Martin eventually beat Christian in the finals - a well deserved victory. Martin played very well and almost lost his place at the top 8 because of the unlucky die roll. Which of course, in the end, could have been a blessing in disguise.
What a magnificent tournament it was! And to finish in the top 4 among almost 50 players was simply awesome. Granted, a fair bit of luck was involved, but the deck I played seems to be the real deal. Some of the success was due to successful metagame evaluation - the deck seems really strong against the Blue-Red and Blue-White aggro decks. It would have been interesting to play against an Atog deck, just to see what kind of matchup that would have been. I imagine it would not be terrible.
As for the deck itself, there are several changes that I would make after seeing it in action.
- Add Fireball, take out Fork. The Fork, with its RR mana cost was pretty much useless.
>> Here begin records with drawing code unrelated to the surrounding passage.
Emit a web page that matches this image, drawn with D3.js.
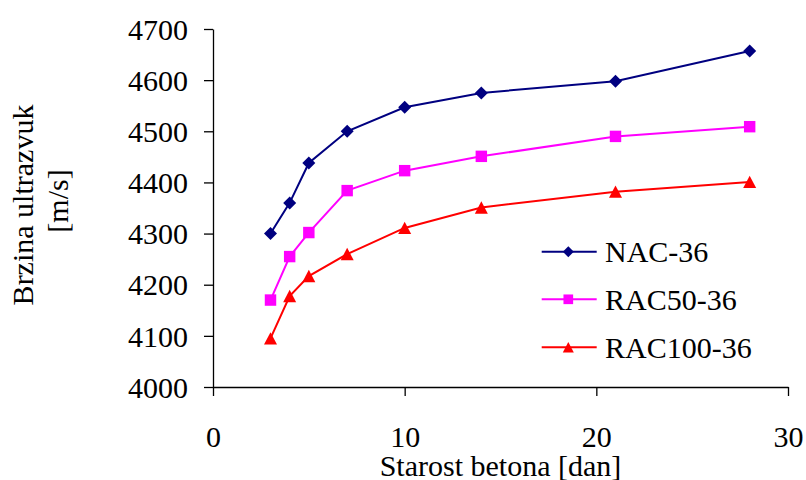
<!DOCTYPE html>
<html><head><meta charset="utf-8">
<script src="https://cdn.jsdelivr.net/npm/d3@7"></script>
<style>
html,body{margin:0;padding:0;background:#fff;}
svg{display:block;}
text{font-family:"Liberation Serif","Times New Roman",serif;fill:#000;}
</style></head>
<body>
<svg id="chart" width="806" height="480"></svg>
<script>
const days = [3, 4, 5, 7, 10, 14, 21, 28];
const seriesNames = ["NAC-36", "RAC50-36", "RAC100-36"];
const nac = [4300, 4360, 4438, 4500, 4547, 4575, 4598, 4657];
const rac50 = [4170, 4255, 4302, 4384, 4423, 4451, 4490, 4509];
const rac100 = [4095, 4178, 4217, 4260, 4311, 4351, 4382, 4401];
const xTicks = [0, 10, 20, 30];
const yTicks = [4000, 4100, 4200, 4300, 4400, 4500, 4600, 4700];
const xTitle = "Starost betona [dan]";
const yTitle = ["Brzina ultrazvuk", "[m/s]"];

const colors = ["#000080", "#FF00FF", "#FF0000"];
const shapes = ["diamond", "square", "triangle"];
const allSeries = [nac, rac50, rac100];

const svg = d3.select("#chart");
const x = d3.scaleLinear().domain([0, 30]).range([213, 788]);
const y = d3.scaleLinear().domain([4000, 4700]).range([387, 29]);
const FS = 30;

function markerPath(shape, s) {
  const h = s / 2;
  if (shape === "diamond") return `M0,${-h}L${h},0L0,${h}L${-h},0Z`;
  if (shape === "square") { const q = h * 0.88; return `M${-q},${-q}H${q}V${q}H${-q}Z`; }
  return `M0,${-h * 0.95}L${h},${h * 0.95}L${-h},${h * 0.95}Z`;
}

// axes
const yAxis = d3.axisLeft(y).tickValues(yTicks).tickSize(9).tickSizeOuter(0).tickPadding(16).tickFormat(d3.format("d"));
const gy = svg.append("g").attr("transform", `translate(${x(0)},0)`).call(yAxis);
gy.selectAll("text").style("font-size", FS + "px").attr("dy", "0.34em");

const xAxis = d3.axisBottom(x).tickValues(xTicks).tickSize(9).tickSizeOuter(0).tickFormat(d3.format("d"));
const gx = svg.append("g").attr("transform", `translate(0,${y(4000)})`).call(xAxis);
gx.selectAll("text").style("font-size", FS + "px").attr("y", 60).attr("dy", null);

svg.selectAll(".domain, .tick line").attr("stroke", "#000").attr("stroke-width", 1.3);

// series
allSeries.forEach((vals, i) => {
  const pts = days.map((d, j) => [x(d), y(vals[j])]);
  svg.append("path").attr("d", d3.line()(pts))
    .attr("fill", "none").attr("stroke", colors[i]).attr("stroke-width", 2);
  svg.append("g").selectAll("path").data(pts).join("path")
    .attr("transform", p => `translate(${p[0]},${p[1]})`)
    .attr("d", markerPath(shapes[i], 13))
    .attr("fill", colors[i]);
});

// legend
const legY = [251.7, 299.3, 347.3];
seriesNames.forEach((name, i) => {
  const g = svg.append("g");
  g.append("line").attr("x1", 541.7).attr("x2", 596.7).attr("y1", legY[i]).attr("y2", legY[i])
    .attr("stroke", colors[i]).attr("stroke-width", 2);
  g.append("path").attr("transform", `translate(568.3,${legY[i]})`)
    .attr("d", markerPath(shapes[i], 11)).attr("fill", colors[i]);
  g.append("text").attr("x", 605).attr("y", legY[i]).attr("dy", "0.34em")
    .style("font-size", FS + "px").text(name);
});

// titles
svg.append("text").attr("x", 500.5).attr("y", 476).attr("text-anchor", "middle")
  .style("font-size", FS + "px").text(xTitle);
svg.append("text").attr("transform", "translate(33,205) rotate(-90)").attr("text-anchor", "middle")
  .style("font-size", FS + "px").text(yTitle[0]);
svg.append("text").attr("transform", "translate(68,201) rotate(-90)").attr("text-anchor", "middle")
  .style("font-size", FS + "px").text(yTitle[1]);
</script>
</body></html>
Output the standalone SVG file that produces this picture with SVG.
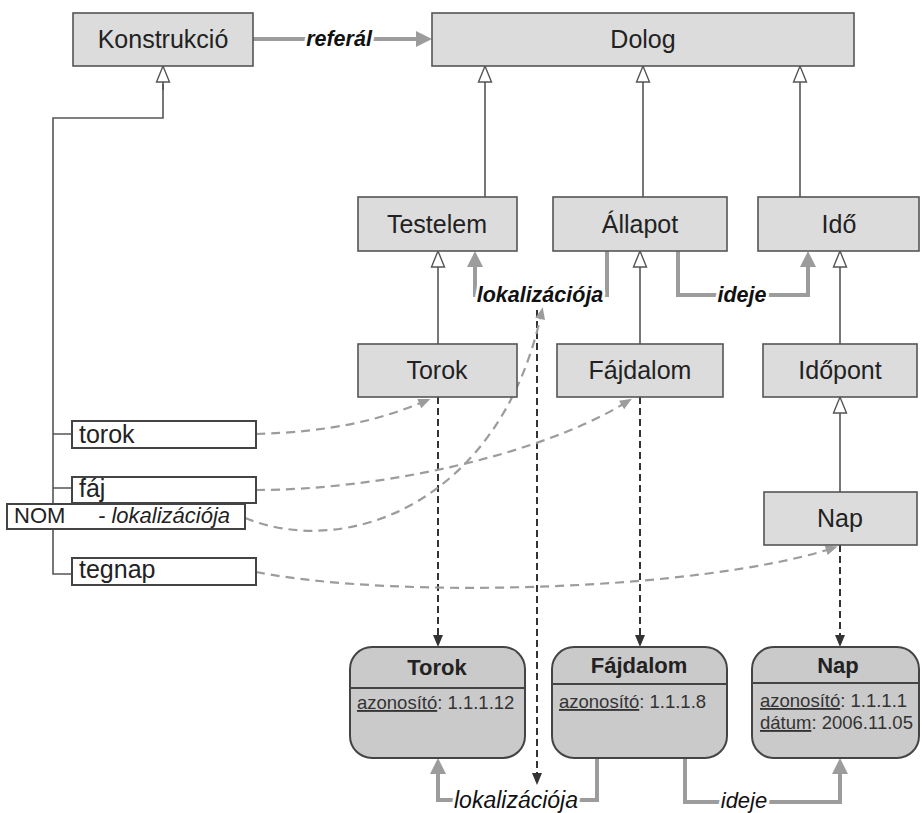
<svg xmlns="http://www.w3.org/2000/svg" width="922" height="813" viewBox="0 0 922 813">
<style>
.box{fill:#dcdcdc;stroke:#555;stroke-width:1.6}
.rbox{fill:#cacaca;stroke:#444;stroke-width:2}
.lbox{fill:#fff;stroke:#444;stroke-width:2}
.t{font-family:"Liberation Sans",Arial,sans-serif;font-size:25px;fill:#222;text-anchor:middle}
.lt{font-family:"Liberation Sans",Arial,sans-serif;font-size:25px;fill:#222}
.bt{font-family:"Liberation Sans",Arial,sans-serif;font-size:22px;font-weight:bold;fill:#222;text-anchor:middle}
.at{font-family:"Liberation Sans",Arial,sans-serif;font-size:18.5px;fill:#333}
.lab{font-family:"Liberation Sans",Arial,sans-serif;font-size:21.5px;font-weight:bold;font-style:italic;fill:#111;text-anchor:middle;stroke:#fff;stroke-width:6;paint-order:stroke;stroke-linejoin:round}
.lab2{font-family:"Liberation Sans",Arial,sans-serif;font-size:23px;font-style:italic;fill:#111;text-anchor:middle;stroke:#fff;stroke-width:6;paint-order:stroke;stroke-linejoin:round}
.gen{fill:none;stroke:#555;stroke-width:1.6;marker-end:url(#gen)}
.tree{fill:none;stroke:#555;stroke-width:1.6}
.assoc{fill:none;stroke:#9c9c9c;stroke-width:4;marker-end:url(#assoc)}
.dep{fill:none;stroke:#333;stroke-width:2;stroke-dasharray:7 4;marker-end:url(#dep)}
.ref{fill:none;stroke:#9c9c9c;stroke-width:2.2;stroke-dasharray:9 6;marker-end:url(#dgray)}
</style>
<defs>
<marker id="gen" markerUnits="userSpaceOnUse" markerWidth="20" markerHeight="16" refX="16" refY="7" orient="auto" overflow="visible">
<path d="M0,0.5 L16,7 L0,13.5 z" fill="#fff" stroke="#555" stroke-width="1.4"/>
</marker>
<marker id="assoc" markerUnits="userSpaceOnUse" markerWidth="18" markerHeight="18" refX="6" refY="8" orient="auto" overflow="visible">
<path d="M0,0 L16,8 L0,16 z" fill="#9c9c9c"/>
</marker>
<marker id="dep" markerUnits="userSpaceOnUse" markerWidth="14" markerHeight="12" refX="4" refY="5" orient="auto" overflow="visible">
<path d="M0,0 L12,5 L0,10 z" fill="#333"/>
</marker>
<marker id="dgray" markerUnits="userSpaceOnUse" markerWidth="14" markerHeight="12" refX="4" refY="5" orient="auto" overflow="visible">
<path d="M0,0 L12,5 L0,10 z" fill="#9c9c9c"/>
</marker>
</defs>
<rect width="922" height="813" fill="#fff"/>

<g id="connectors">
<path class="tree" d="M72,574 L53,574 L53,118 L163,118 L163,84"/>
<path class="gen" d="M163,90 L163,66"/>
<path class="tree" d="M53,434 L72,434 M53,488 L72,488"/>
<path class="gen" d="M485,197 L485,66"/>
<path class="gen" d="M643,197 L643,66"/>
<path class="gen" d="M800,197 L800,66"/>
<path class="gen" d="M438,344 L438,251"/>
<path class="gen" d="M640,344 L640,251"/>
<path class="gen" d="M840,344 L840,251"/>
<path class="gen" d="M840,492 L840,397"/>

<path class="assoc" d="M253,39 L422,39"/>
<path class="assoc" d="M607,251 L607,295 L475,295 L475,261"/>
<path class="assoc" d="M678,251 L678,295 L808,295 L808,261"/>
<path class="assoc" d="M597,758 L597,800 L438,800 L438,768"/>
<path class="assoc" d="M685,758 L685,802 L840,802 L840,768"/>

<path class="dep" d="M438,397 L438,639"/>
<path class="dep" d="M640,397 L640,639"/>
<path class="dep" d="M840,545 L840,639"/>
<path class="dep" d="M537,310 L537,777"/>

<path class="ref" d="M256,434 C330,432 380,420 423,402"/>
<path class="ref" d="M256,490 C380,490 540,455 625,403"/>
<path class="ref" d="M245,518 C350,560 500,500 541,315"/>
<path class="ref" d="M256,572 C400,600 700,590 830,549"/>

<text class="lab" x="339" y="46">referál</text>
<text class="lab" x="540" y="302">lokalizációja</text>
<text class="lab" x="742" y="302">ideje</text>
<text class="lab2" x="516" y="808">lokalizációja</text>
<text class="lab2" style="font-size:22px" x="744" y="808">ideje</text>
</g>

<g id="konstrukcio"><rect class="box" x="73" y="13" width="180" height="53"/><text class="t" x="163" y="48">Konstrukció</text></g>
<g id="dolog"><rect class="box" x="432" y="13" width="422" height="53"/><text class="t" x="643" y="48">Dolog</text></g>
<g id="testelem"><rect class="box" x="358" y="197" width="159" height="54"/><text class="t" x="437" y="233">Testelem</text></g>
<g id="allapot"><rect class="box" x="553" y="197" width="174" height="54"/><text class="t" x="640" y="233">Állapot</text></g>
<g id="ido"><rect class="box" x="758" y="197" width="161" height="54"/><text class="t" x="839" y="233">Idő</text></g>
<g id="torok"><rect class="box" x="358" y="344" width="159" height="53"/><text class="t" x="437" y="379">Torok</text></g>
<g id="fajdalom"><rect class="box" x="557" y="344" width="166" height="53"/><text class="t" x="640" y="379">Fájdalom</text></g>
<g id="idopont"><rect class="box" x="763" y="344" width="154" height="53"/><text class="t" x="840" y="379">Időpont</text></g>
<g id="nap"><rect class="box" x="764" y="492" width="153" height="53"/><text class="t" x="840" y="527">Nap</text></g>

<g id="w-torok"><rect class="lbox" x="72" y="421" width="184" height="27"/><text class="lt" x="79" y="443">torok</text></g>
<g id="w-faj"><rect class="lbox" x="72" y="477" width="184" height="26"/><text class="lt" x="79" y="497">fáj</text></g>
<g id="w-nom"><rect class="lbox" x="7" y="504" width="238" height="25"/><text class="lt" style="font-size:22px" x="14" y="523">NOM<tspan x="98" font-style="italic">- lokalizációja</tspan></text></g>
<g id="w-tegnap"><rect class="lbox" x="72" y="558" width="184" height="27"/><text class="lt" x="79" y="578">tegnap</text></g>

<g id="i-torok"><rect class="rbox" x="350" y="647" width="175" height="111" rx="22"/><line x1="350" y1="688" x2="525" y2="688" stroke="#444" stroke-width="2"/><text class="bt" x="437" y="675">Torok</text><text class="at" x="357" y="709"><tspan text-decoration="underline">azonosító</tspan>: 1.1.1.12</text></g>
<g id="i-fajdalom"><rect class="rbox" x="552" y="647" width="175" height="111" rx="22"/><line x1="552" y1="684" x2="727" y2="684" stroke="#444" stroke-width="2"/><text class="bt" x="639" y="673">Fájdalom</text><text class="at" x="559" y="708"><tspan text-decoration="underline">azonosító</tspan>: 1.1.1.8</text></g>
<g id="i-nap"><rect class="rbox" x="752" y="647" width="167" height="111" rx="22"/><line x1="752" y1="683" x2="919" y2="683" stroke="#444" stroke-width="2"/><text class="bt" x="838" y="673">Nap</text><text class="at" x="760" y="707"><tspan text-decoration="underline">azonosító</tspan>: 1.1.1.1</text><text class="at" x="760" y="729"><tspan text-decoration="underline">dátum</tspan>: 2006.11.05</text></g>
</svg>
I did add it half-jokingly for its awesomeness factor, but I think having the opportunity to cast a huge Fireball would easily top that. For effectiveness, Fireball is clearly better.
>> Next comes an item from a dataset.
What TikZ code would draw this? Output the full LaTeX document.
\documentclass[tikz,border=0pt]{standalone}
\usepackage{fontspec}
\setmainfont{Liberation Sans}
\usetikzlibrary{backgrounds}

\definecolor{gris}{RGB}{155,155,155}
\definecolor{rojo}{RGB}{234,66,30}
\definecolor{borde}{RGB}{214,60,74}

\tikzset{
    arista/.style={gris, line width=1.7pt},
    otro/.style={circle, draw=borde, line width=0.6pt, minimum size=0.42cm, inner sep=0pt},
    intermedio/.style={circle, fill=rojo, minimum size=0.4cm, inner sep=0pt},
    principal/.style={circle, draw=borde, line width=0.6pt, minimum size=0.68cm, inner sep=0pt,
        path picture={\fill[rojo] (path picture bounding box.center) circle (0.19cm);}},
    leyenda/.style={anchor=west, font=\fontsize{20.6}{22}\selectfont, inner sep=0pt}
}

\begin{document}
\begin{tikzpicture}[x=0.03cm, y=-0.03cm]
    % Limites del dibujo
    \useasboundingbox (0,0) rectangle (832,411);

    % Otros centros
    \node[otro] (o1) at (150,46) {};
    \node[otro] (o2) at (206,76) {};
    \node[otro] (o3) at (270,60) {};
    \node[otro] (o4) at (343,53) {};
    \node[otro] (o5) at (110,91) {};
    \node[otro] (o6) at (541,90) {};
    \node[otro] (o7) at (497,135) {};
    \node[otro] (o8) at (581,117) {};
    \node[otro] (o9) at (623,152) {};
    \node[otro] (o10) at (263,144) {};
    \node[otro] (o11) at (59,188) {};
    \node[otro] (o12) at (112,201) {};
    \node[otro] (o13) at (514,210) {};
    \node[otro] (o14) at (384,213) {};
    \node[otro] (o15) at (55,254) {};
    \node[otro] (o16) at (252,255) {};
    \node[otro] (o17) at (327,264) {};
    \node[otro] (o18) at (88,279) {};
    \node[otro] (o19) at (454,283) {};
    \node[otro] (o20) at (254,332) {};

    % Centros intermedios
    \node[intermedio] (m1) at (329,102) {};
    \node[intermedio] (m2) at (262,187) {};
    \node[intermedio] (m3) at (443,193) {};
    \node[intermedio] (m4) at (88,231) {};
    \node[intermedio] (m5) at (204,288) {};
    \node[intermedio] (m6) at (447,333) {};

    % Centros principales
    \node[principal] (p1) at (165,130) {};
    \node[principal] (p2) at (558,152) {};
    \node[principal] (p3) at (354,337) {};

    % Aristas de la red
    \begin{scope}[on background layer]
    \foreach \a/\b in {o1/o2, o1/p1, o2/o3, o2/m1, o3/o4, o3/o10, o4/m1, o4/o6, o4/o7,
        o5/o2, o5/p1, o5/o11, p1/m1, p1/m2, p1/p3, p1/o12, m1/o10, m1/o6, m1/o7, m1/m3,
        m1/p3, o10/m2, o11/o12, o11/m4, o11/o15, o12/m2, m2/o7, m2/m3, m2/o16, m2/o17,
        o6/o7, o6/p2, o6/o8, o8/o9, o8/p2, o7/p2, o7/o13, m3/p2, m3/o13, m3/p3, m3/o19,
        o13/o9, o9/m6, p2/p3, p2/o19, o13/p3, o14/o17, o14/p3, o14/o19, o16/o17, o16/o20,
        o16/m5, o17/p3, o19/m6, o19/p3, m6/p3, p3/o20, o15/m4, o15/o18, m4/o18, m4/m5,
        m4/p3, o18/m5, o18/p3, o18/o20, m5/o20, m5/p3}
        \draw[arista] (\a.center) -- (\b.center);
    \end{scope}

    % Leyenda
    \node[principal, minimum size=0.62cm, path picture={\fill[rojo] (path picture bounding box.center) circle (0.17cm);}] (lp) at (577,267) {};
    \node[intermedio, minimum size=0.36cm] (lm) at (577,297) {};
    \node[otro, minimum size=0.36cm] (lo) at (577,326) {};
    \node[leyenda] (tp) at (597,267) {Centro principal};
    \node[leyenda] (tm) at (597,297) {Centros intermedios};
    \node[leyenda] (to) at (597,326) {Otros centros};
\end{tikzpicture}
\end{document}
- Add Sylvan Library, take out Tracker. The Tracker is more fun(ny) than useful, and Sylvan Library seems very good in many matchups. And it’s an interesting card.
- Add a second Falling Star, replacing a Pyrotechnics, or perhaps put it into the sideboard. With the rules change, Falling Star is even better than before. Plus, I still haven’t destroyed lands with the Falling Star in an actual tournament.
- Take out the Pendelhaven in favor of a basic Forest. The small advantage from the occasional activation of the Pendelhaven does not seem worth it, when even a single Forest might save the game against Blood Moon.
Additionally, I could consider swapping the Triskelion for a second Shivan Dragon. The dragon was simply that good. Also taking out the Energy Fluxes in favor of Shatters could be considered. The Energy Fluxes are no good against Mishra’s Factories, which seemed to be a bit of a problem at times.
As one last remark, the Living Plane deck was incredibly fun to play. It can go in so many directions and once it gets rolling, it creates really epic board states and plays. It does suffer a bit from playing four colors but, perhaps, the new London mulligan rule will alleviate that problem. Whether or not the deck benefits from the mulligan rule change in relation to other decks, I do not know. But honestly, that is beside the point. The main reason to play this deck is for fun, and I suspect the London mulligan rule can only make this deck more enjoyable to play.